Mais, encore une fois, j’ai l’impression que l’ami Zemeckis s’est efforcé de faire tout ce qu’il a pu, d’utiliser tous les artifices possibles, pour nous faire tenir jusqu’au moment qui, en fait, est le seul sujet du film : la traversée. Pour le coup, on a de très beaux plans de New-York, une magnifique reconstitution des deux tours (je dois même avouer m’être posé pas mal de questions sur la manière dont se sont pris les équipes techniques du film pour reconstituer les vues d’époques vues des toits. Franchement c’est assez bluffant de réalisme.
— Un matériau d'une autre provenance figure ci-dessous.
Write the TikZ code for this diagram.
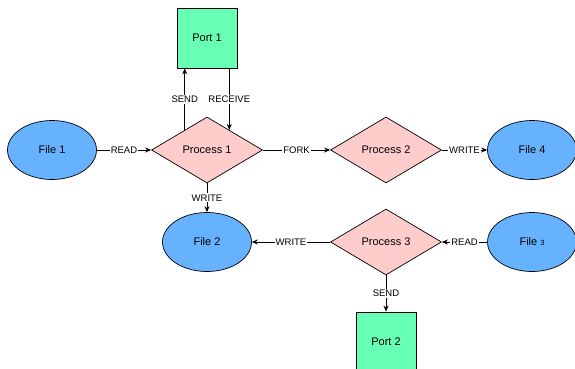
\documentclass[tikz,border=0pt]{standalone}
\usepackage{fontspec}
\setmainfont{Liberation Sans}
\usetikzlibrary{shapes.geometric,arrows.meta}
\definecolor{filefill}{HTML}{66B2FF}
\definecolor{procfill}{HTML}{FFCCCC}
\definecolor{portfill}{HTML}{66FFB3}

\begin{document}
\begin{tikzpicture}[%
  x=1pt,y=-1pt,line width=0.7pt,
  file/.style={ellipse,draw,fill=filefill,minimum width=89pt,minimum height=59pt,
    font=\fontsize{11}{13}\selectfont},
  proc/.style={diamond,draw,fill=procfill,minimum width=111pt,minimum height=66pt,
    inner sep=0pt,font=\fontsize{11}{13}\selectfont},
  port/.style={draw,fill=portfill,minimum size=60pt,inner sep=0pt,
    font=\fontsize{11}{13}\selectfont},
  lbl/.style={fill=white,inner sep=1pt,font=\fontsize{9.5}{11}\selectfont},
  >={Stealth[length=6pt,width=5pt]}]
  \useasboundingbox (0,0) rectangle (575,369);
  \node[port] (port1) at (207,38) {Port 1};
  \node[proc] (proc1) at (207,150) {Process 1};
  \node[proc] (proc2) at (386,150) {Process 2};
  \node[proc] (proc3) at (386,242) {Process 3};
  \node[file] (file1) at (52,150) {File 1};
  \node[file] (file4) at (532,150) {File 4};
  \node[file] (file2) at (207,242) {File 2};
  \node[file] (file3) at (532,242) {File {\fontsize{7.5}{8}\selectfont 3}};
  \node[port] (port2) at (386,342) {Port 2};
  \draw[->] (file1) -- node[lbl] {READ} (proc1);
  \draw[->] (proc1.138) -- node[lbl] {SEND} (proc1.138 |- port1.south);
  \draw[->] (port1.south -| proc1.42) -- node[lbl] {RECEIVE} (proc1.42);
  \draw[->] (proc1) -- node[lbl] {FORK} (proc2);
  \draw[->] (proc2) -- node[lbl] {WRITE} (file4);
  \draw[->] (proc1) -- node[lbl] {WRITE} (file2);
  \draw[->] (proc3) -- node[lbl] {WRITE} (file2);
  \draw[->] (file3) -- node[lbl] {READ} (proc3);
  \draw[->] (proc3) -- node[lbl] {SEND} (port2);
\end{tikzpicture}
\end{document}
Autant à de nombreuses reprises certains plans puent le numérique, autant les scènes sur les toits, ainsi que la vue sur les tours lors de la traversée, sont juste remarquables d’intégration). A dire vrai, ce quart d’heure de traversée est le seul vrai moment du film. Pour le coup, je trouve qu’il marche bien, que certains plans sont magnifiques, et qu’à ce moment là, la démarche de Zemeckis à l’égard de ses tours s’incarne totalement. D’ailleurs, une fois que la fin survient, je me suis quand même dit qu’une partie de la mission avait été accomplie. Ce mec a réussi à me transmettre un regard tendre sur ses deux tours (ce qui n’était quand même pas donné), tout comme finalement il a su saisir une part de l’identité de New-York que ces tours avaient fini à capter pour elles. Donc non, ce film est loin d’être un loupé. Mais bon, quand je mets de l’autre côté de la balance tout l’enrobage qu’il a fallu se coltiner, du personnage principal fade aux clichés de narration, je me dis que, malgré tout, il y avait tout de même eu une petite sensation de purge à regarder ce « The Walk ». Reste à savoir pour vous si vous aurez le courage de supporter tout ça pour profiter d’un petit quart d’heure de bonheur.